Kenneth Jackson

Personal information
- Full name: Kenneth Leslie Tattersall Jackson
- Born: 17 November 1913 Shanghai, Jiangsu, Republic of China
- Died: 21 March 1982 (aged 68) Hinton St George, Somerset, England
- Batting: Right-handed
- Bowling: Right-arm fast-medium

Domestic team information
- 1934–1935: Oxford University
- 1938–1946: Berkshire

Career statistics
| Competition | First-class |
| Matches | 9 |
| Runs scored | 181 |
| Batting average | 12.92 |
| 100s/50s | 0/0 |
| Top score | 33 |
| Balls bowled | 1,852 |
| Wickets | 29 |
| Bowling average | 30.13 |
| 5 wickets in innings | 1 |
| 10 wickets in match | 0 |
| Best bowling | 5/66 |
| Catches/stumpings | 4/– |
- Source: Cricinfo, 12 February 2019
- Rugby player

Rugby union career
- Position: Fly Half

Amateur team(s)
- Years: Team / Apps / (Points)
- Oxford University

Provincial / State sides
- Years: Team / Apps / (Points)
- 1934: Scotland Probables

International career
- Years: Team / Apps / (Points)
- 1933-34: Scotland / 4 / (0)

= Kenneth Jackson (sportsman) =

Scotland international rugby union player & cricketer (1913–1982)

Kenneth Leslie Tattersall Jackson (17 November 1913 – 21 March 1982) was a Scottish first-class cricketer and Scotland international rugby union player.

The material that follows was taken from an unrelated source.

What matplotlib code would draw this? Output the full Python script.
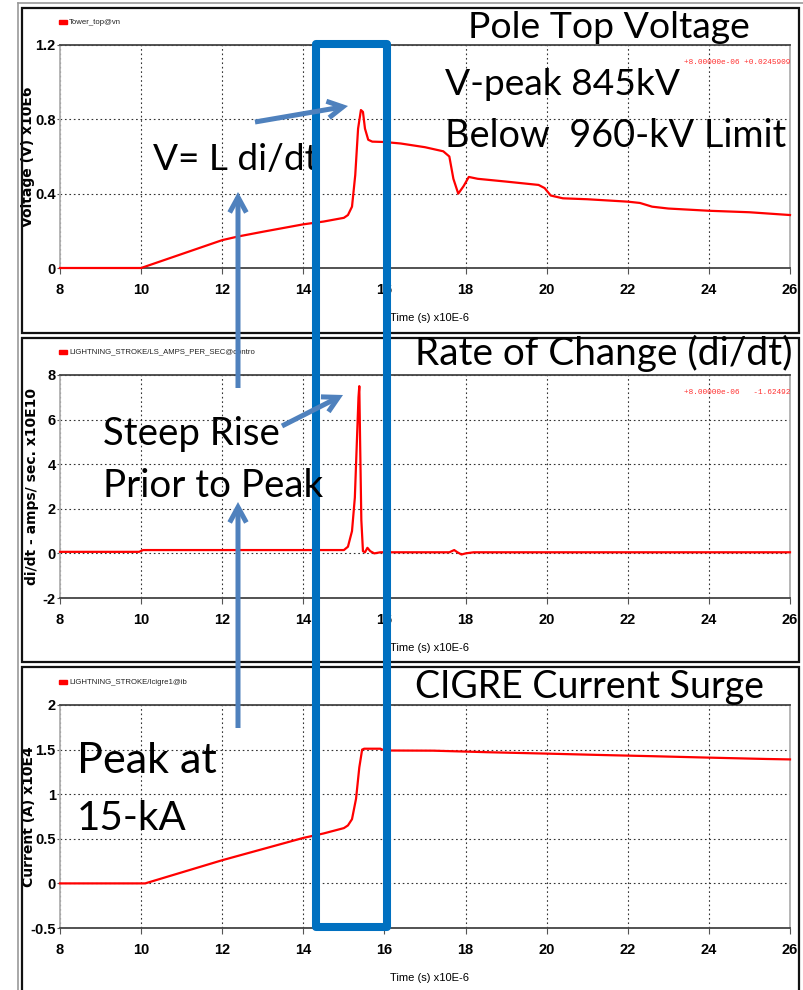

Jackson was born at Shanghai in November 1913. He was educated in England at Rugby School, before going up to Trinity College, Oxford.

==Cricket career==

===Amateur career===

While studying at Oxford, he played first-class cricket for Oxford University in 1934–35, making nine appearances.

Jackson scored 181 runs in his nine matches, at an average of 12.92, with a high score of 33.

With his right-arm fast-medium bowling, he took 29 wickets at a bowling average of 30.13. He took one five wicket haul, with best figures of 5 for 66 against Worcestershire.

===Provincial career===

While teaching at Wellington College, Jackson also played minor counties cricket for Berkshire, making two appearances either side of the Second World War.

==Rugby Union career==

===Amateur career===

Jackson played for Oxford University.

===Provincial career===

Jackson was named in the Scotland Probables side on 13 January 1934. Batting for selection, was his opponent on the Scotland Possibles side James Cotter from Hillhead HSFP.

The Aberdeen Press and Journal noted that day:

Cotter is a player of exceptional merit, he has, indeed, that quality all-roundness which seems to characterise all great players. A grand fullback, clever centre, he is also an accomplished stand-off half. Jackson will require to be his best to outshine Cotter.

===International career===

Jackson represented Scotland while a student, playing as a fly half in four Test matches in the 1933 and 1934 Home Nations Championship's. He scored a try against Wales (1933), a drop goal against Ireland (1933) - a total of 7 points under the rules at the time.

==Teaching career==

After graduating from Oxford, Jackson became a schoolmaster at Wellington College, Berkshire.

==Military career==

He served in the Second World War with the Duke of Wellington's Regiment, being conscripted in October 1940, with promotion to the war substantive rank of lieutenant coming in January 1941. Following the war, he gained the war substantive rank of captain, before relinquishing his commission in December 1946.

==Death==

He died at Hinton St George in March 1982.